MORGANTOWN, W.Va. — It’s no secret West Virginia Radio Corp. owns this website, and that the parent company has questioned the ethics of the bidding procedure for WVU athletics selling its third-tier media rights.
The process has grown sticky thanks to conflict-of-interest allegations involving West Virginia Media’s dealings with bid-winner IMG College. While the deal is stalled for review — drawing the attention of state attorney general Patrick Morrisey — perceptions of the debate are being shaped, and in some instances, misshaped by media reports attempting to clarify an issue that’s surprisingly complex.
Take Mike Casazza’s article last week in the Charleston Daily Mail, a piece asserting West Virginia Radio Corp. has benefited from a sweetheart deal with WVU in light of the university receiving no radio rights fees.
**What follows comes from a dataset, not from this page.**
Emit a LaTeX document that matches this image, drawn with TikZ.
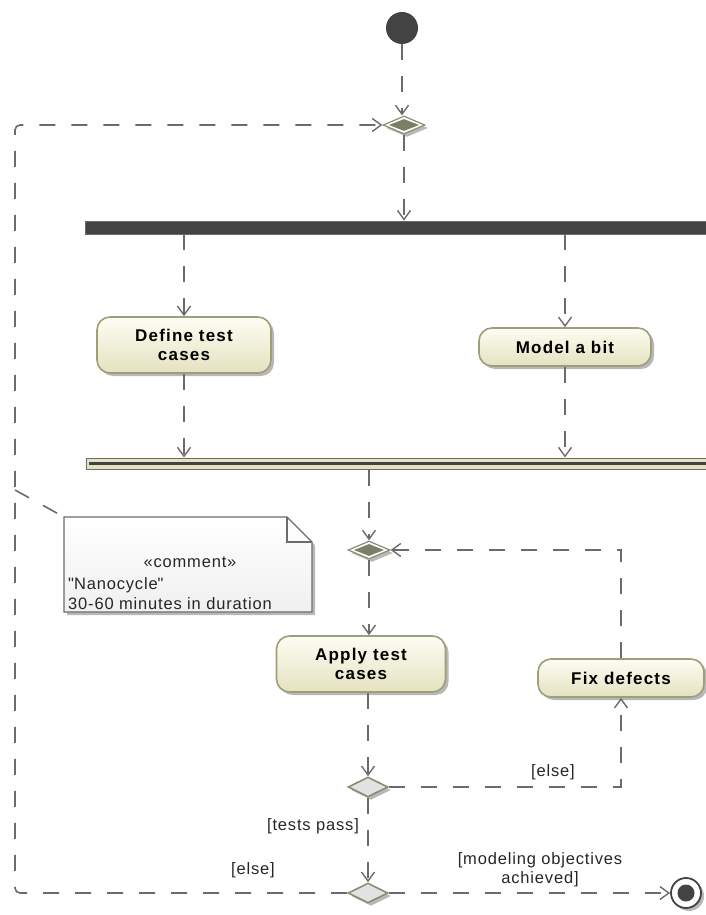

Casazza writes that the “inequitable terms” of the soon-to-expire, three-year contract could prevent WVU from renewing with West Virginia Radio, and he sought out two industry sources for feedback on whether the deal followed national norms.
The Daily Mail article quotes the manager of a Chicago-based research company, Dan Kozlak, who said rights fees in this case typically should net $300,000 to $400,000 and described the most recent contract as a “huge missed revenue opportunity” for WVU. This would be accurate had the university forfeited the radio rights fees with nothing in return. Obviously the school was not so delusional.
Under the current arrangement, West Virginia Radio Corp. pays no rights fees — that much is accurate — but instead it absorbs costs for on-site and studio production, satellite distribution, equipment, engineering, voice talent, etc., as well as providing WVU with free advertising slots on 13 stations statewide.
The company valued the complete package at $563,985 for the past year. (Unbilled commercial airtime, even when calculated at a less-expensive contract rate, accounted for $298,000. The Daily Mail article vaguely glossed over this as “a small amount of free advertising.”)
As for Kozlak, he initially said West Virginia Radio stations are “likely selling advertising spots surrounding those games, and they are reaping the higher commercial rates and higher audiences generated by WVU, and not giving any of that share back to the school.”
MetroNews followed up with Kozlak, sharing a more complete financial picture of the revenue WVU nets from the current contract. In corresponding with Kozlak, we also pointed out the university’s Mountaineer Sports Network sells and retains all revenue from sponsored statewide ad slots, which compose about 65 percent of the broadcasts. Local radio affiliates have the chance to sell only the remaining slots.
“We were not aware that the network has been footing the bill for production costs, providing free advertising, or providing local revenue slots for the schools,” Kozlak replied via e-mail. “In lieu of this additional information, all of these assets would add up to the approximate value we placed on the value of radio advertising in the sponsorship portfolio. So it doesn’t seem like there are any additional opportunities missed, but rather a different type of structure than we normally see.”
In defense of the Daily Mail article, it’s common for journalists to seek out expert sources as a means of adding context to local issues. Yet these experts typically make their assessments based on national trends that may or may not be applicable when the issue is scrutinized up-close.
WVU has every right to maximize the revenue from its sports inventory, so long as that’s accomplished in an ethical, and preferably, transparent manner. Obviously, the current bidding controversy raised enough red flags to warrant closer inspection. Once the situation plays out, selling these rights to IMG may wind up being the most profitable path for the university, though there’s a camp that believes the university is costing itself money in the long term by taking IMG’s guarantee and not retaining the rights in-house.
The coming weeks should be interesting as WVU attempts to settle its third-tier situation in advance of the 2013-14 academic year. The media can do its part by fully detailing the bidding process and illuminating what the bid winners will provide in excess of the in-house model. And when confronting the “inequitable terms” of a lapsing contract, it should more accurately represent what those terms actually are.